### Recorded information
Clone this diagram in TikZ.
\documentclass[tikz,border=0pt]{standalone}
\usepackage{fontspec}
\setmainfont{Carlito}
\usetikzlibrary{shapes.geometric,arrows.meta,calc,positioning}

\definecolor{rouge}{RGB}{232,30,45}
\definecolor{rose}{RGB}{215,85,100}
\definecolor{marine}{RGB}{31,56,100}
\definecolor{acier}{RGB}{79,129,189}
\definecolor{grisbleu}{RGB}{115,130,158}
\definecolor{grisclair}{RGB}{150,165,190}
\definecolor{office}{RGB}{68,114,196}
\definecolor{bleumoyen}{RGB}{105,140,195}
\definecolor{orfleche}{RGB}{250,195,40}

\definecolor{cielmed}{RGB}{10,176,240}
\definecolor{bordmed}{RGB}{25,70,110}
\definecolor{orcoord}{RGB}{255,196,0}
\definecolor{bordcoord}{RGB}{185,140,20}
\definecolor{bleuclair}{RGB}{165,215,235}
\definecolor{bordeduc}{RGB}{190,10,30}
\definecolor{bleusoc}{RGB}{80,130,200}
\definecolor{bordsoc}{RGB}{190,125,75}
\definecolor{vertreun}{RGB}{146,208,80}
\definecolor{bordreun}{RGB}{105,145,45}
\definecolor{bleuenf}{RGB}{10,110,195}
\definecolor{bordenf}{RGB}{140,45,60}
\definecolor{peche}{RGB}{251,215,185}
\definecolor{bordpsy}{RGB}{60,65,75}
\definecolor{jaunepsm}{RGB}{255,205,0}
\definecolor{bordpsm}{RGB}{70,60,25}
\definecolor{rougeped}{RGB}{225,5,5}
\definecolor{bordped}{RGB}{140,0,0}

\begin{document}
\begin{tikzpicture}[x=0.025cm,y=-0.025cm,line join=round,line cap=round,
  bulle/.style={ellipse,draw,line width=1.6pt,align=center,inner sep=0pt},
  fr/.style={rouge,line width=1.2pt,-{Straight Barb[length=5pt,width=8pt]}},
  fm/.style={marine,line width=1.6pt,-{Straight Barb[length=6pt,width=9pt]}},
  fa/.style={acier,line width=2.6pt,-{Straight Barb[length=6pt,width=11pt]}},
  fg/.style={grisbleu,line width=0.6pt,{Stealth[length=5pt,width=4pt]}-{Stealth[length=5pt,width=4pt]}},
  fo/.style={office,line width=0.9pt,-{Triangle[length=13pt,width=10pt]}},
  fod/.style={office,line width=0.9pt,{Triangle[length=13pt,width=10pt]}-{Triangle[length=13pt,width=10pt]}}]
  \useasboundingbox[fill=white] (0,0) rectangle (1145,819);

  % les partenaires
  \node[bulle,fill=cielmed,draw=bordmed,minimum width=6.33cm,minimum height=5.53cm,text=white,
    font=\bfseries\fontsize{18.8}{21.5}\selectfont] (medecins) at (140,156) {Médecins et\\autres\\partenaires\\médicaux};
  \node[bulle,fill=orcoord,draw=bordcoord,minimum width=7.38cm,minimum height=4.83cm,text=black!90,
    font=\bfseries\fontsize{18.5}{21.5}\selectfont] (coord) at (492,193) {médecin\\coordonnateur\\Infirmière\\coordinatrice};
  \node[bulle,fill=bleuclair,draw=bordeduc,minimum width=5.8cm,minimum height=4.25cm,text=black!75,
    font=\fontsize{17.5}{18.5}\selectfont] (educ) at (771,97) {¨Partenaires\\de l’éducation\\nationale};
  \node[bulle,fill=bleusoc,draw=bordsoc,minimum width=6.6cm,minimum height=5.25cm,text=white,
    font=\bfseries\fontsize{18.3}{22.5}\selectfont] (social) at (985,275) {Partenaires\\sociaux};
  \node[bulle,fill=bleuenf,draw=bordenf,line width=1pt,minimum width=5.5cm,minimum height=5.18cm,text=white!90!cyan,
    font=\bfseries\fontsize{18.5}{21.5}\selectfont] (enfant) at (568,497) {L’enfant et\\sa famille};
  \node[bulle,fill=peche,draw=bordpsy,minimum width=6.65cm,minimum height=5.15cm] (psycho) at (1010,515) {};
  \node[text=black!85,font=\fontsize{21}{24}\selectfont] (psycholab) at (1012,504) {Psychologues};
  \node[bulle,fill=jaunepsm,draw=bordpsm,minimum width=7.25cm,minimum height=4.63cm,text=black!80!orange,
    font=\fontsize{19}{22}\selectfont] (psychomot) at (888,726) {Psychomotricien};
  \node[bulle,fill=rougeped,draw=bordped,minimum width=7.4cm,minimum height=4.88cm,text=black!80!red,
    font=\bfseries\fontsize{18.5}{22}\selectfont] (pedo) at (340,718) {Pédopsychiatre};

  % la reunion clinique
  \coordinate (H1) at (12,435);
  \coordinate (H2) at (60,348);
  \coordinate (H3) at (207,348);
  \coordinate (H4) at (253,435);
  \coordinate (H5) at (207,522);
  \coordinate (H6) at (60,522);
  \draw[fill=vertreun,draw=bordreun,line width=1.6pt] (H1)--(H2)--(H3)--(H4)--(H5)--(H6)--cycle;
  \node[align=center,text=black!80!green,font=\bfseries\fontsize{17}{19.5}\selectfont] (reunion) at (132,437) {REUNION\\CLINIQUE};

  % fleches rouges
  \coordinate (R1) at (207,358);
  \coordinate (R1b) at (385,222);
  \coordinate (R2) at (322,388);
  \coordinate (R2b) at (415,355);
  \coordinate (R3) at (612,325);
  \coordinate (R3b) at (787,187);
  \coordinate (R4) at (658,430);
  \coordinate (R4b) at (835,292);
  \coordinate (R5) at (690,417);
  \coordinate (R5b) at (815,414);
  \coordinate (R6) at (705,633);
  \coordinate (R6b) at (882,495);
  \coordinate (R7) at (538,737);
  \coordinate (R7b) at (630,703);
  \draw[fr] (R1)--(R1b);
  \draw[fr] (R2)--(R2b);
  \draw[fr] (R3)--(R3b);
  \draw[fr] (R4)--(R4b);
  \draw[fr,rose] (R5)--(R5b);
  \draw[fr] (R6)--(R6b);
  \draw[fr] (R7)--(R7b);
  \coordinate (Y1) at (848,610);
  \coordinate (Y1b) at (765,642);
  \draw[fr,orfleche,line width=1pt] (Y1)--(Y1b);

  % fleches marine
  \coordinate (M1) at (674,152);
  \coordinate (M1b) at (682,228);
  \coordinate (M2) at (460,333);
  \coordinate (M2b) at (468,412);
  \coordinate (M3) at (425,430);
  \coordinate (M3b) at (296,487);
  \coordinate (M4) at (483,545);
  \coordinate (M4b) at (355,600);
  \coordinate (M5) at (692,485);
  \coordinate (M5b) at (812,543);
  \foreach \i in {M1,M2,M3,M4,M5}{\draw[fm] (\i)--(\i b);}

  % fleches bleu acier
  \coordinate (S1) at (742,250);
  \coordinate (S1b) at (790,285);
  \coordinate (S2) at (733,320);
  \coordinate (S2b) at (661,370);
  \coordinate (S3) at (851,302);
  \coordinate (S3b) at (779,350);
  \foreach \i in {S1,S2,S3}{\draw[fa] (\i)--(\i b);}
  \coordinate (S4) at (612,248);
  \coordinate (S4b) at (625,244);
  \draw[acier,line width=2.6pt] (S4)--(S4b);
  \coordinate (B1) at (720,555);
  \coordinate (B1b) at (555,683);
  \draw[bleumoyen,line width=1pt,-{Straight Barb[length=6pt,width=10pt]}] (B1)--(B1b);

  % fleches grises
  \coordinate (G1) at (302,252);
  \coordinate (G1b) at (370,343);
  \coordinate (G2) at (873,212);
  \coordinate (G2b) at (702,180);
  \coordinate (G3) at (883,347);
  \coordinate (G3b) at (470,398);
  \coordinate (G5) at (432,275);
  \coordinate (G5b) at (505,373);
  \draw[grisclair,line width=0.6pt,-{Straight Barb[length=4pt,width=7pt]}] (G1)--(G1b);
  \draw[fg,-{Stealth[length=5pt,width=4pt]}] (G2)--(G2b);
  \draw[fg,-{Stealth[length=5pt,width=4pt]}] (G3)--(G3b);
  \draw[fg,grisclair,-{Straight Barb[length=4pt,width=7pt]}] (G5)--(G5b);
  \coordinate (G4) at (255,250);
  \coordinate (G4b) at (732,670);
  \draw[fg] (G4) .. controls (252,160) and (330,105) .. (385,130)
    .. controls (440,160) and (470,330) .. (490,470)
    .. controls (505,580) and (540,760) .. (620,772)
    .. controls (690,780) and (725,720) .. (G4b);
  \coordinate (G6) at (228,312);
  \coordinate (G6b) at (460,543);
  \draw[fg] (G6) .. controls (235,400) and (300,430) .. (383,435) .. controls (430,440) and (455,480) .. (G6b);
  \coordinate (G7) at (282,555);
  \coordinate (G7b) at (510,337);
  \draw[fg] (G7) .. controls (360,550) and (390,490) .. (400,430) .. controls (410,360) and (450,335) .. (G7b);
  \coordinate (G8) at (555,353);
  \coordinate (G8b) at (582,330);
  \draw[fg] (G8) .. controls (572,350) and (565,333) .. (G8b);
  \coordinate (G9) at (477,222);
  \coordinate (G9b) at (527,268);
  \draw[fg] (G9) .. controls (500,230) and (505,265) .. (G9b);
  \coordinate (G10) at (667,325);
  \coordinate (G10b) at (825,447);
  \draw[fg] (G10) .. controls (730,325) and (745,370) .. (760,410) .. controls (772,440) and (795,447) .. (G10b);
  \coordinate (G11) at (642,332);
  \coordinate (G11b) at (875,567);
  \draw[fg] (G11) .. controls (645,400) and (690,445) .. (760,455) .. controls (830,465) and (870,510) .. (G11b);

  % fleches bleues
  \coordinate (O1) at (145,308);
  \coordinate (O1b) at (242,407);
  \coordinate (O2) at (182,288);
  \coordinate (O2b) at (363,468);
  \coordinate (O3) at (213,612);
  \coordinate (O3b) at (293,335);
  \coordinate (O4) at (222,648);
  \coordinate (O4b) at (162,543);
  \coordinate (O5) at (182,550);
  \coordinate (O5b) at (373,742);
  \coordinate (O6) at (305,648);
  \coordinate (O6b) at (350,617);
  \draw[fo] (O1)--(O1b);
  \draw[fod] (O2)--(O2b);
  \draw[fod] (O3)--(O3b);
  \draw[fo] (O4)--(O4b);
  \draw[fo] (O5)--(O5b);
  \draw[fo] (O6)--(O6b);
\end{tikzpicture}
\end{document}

### Aim
From the opening line of the data above through the line that contains "(0,0) rectangle (1145,819);", please print each line as it stands and only those lines.

### Answer to the problem
Clone this diagram in TikZ.
\documentclass[tikz,border=0pt]{standalone}
\usepackage{fontspec}
\setmainfont{Carlito}
\usetikzlibrary{shapes.geometric,arrows.meta,calc,positioning}

\definecolor{rouge}{RGB}{232,30,45}
\definecolor{rose}{RGB}{215,85,100}
\definecolor{marine}{RGB}{31,56,100}
\definecolor{acier}{RGB}{79,129,189}
\definecolor{grisbleu}{RGB}{115,130,158}
\definecolor{grisclair}{RGB}{150,165,190}
\definecolor{office}{RGB}{68,114,196}
\definecolor{bleumoyen}{RGB}{105,140,195}
\definecolor{orfleche}{RGB}{250,195,40}

\definecolor{cielmed}{RGB}{10,176,240}
\definecolor{bordmed}{RGB}{25,70,110}
\definecolor{orcoord}{RGB}{255,196,0}
\definecolor{bordcoord}{RGB}{185,140,20}
\definecolor{bleuclair}{RGB}{165,215,235}
\definecolor{bordeduc}{RGB}{190,10,30}
\definecolor{bleusoc}{RGB}{80,130,200}
\definecolor{bordsoc}{RGB}{190,125,75}
\definecolor{vertreun}{RGB}{146,208,80}
\definecolor{bordreun}{RGB}{105,145,45}
\definecolor{bleuenf}{RGB}{10,110,195}
\definecolor{bordenf}{RGB}{140,45,60}
\definecolor{peche}{RGB}{251,215,185}
\definecolor{bordpsy}{RGB}{60,65,75}
\definecolor{jaunepsm}{RGB}{255,205,0}
\definecolor{bordpsm}{RGB}{70,60,25}
\definecolor{rougeped}{RGB}{225,5,5}
\definecolor{bordped}{RGB}{140,0,0}

\begin{document}
\begin{tikzpicture}[x=0.025cm,y=-0.025cm,line join=round,line cap=round,
  bulle/.style={ellipse,draw,line width=1.6pt,align=center,inner sep=0pt},
  fr/.style={rouge,line width=1.2pt,-{Straight Barb[length=5pt,width=8pt]}},
  fm/.style={marine,line width=1.6pt,-{Straight Barb[length=6pt,width=9pt]}},
  fa/.style={acier,line width=2.6pt,-{Straight Barb[length=6pt,width=11pt]}},
  fg/.style={grisbleu,line width=0.6pt,{Stealth[length=5pt,width=4pt]}-{Stealth[length=5pt,width=4pt]}},
  fo/.style={office,line width=0.9pt,-{Triangle[length=13pt,width=10pt]}},
  fod/.style={office,line width=0.9pt,{Triangle[length=13pt,width=10pt]}-{Triangle[length=13pt,width=10pt]}}]
  \useasboundingbox[fill=white] (0,0) rectangle (1145,819);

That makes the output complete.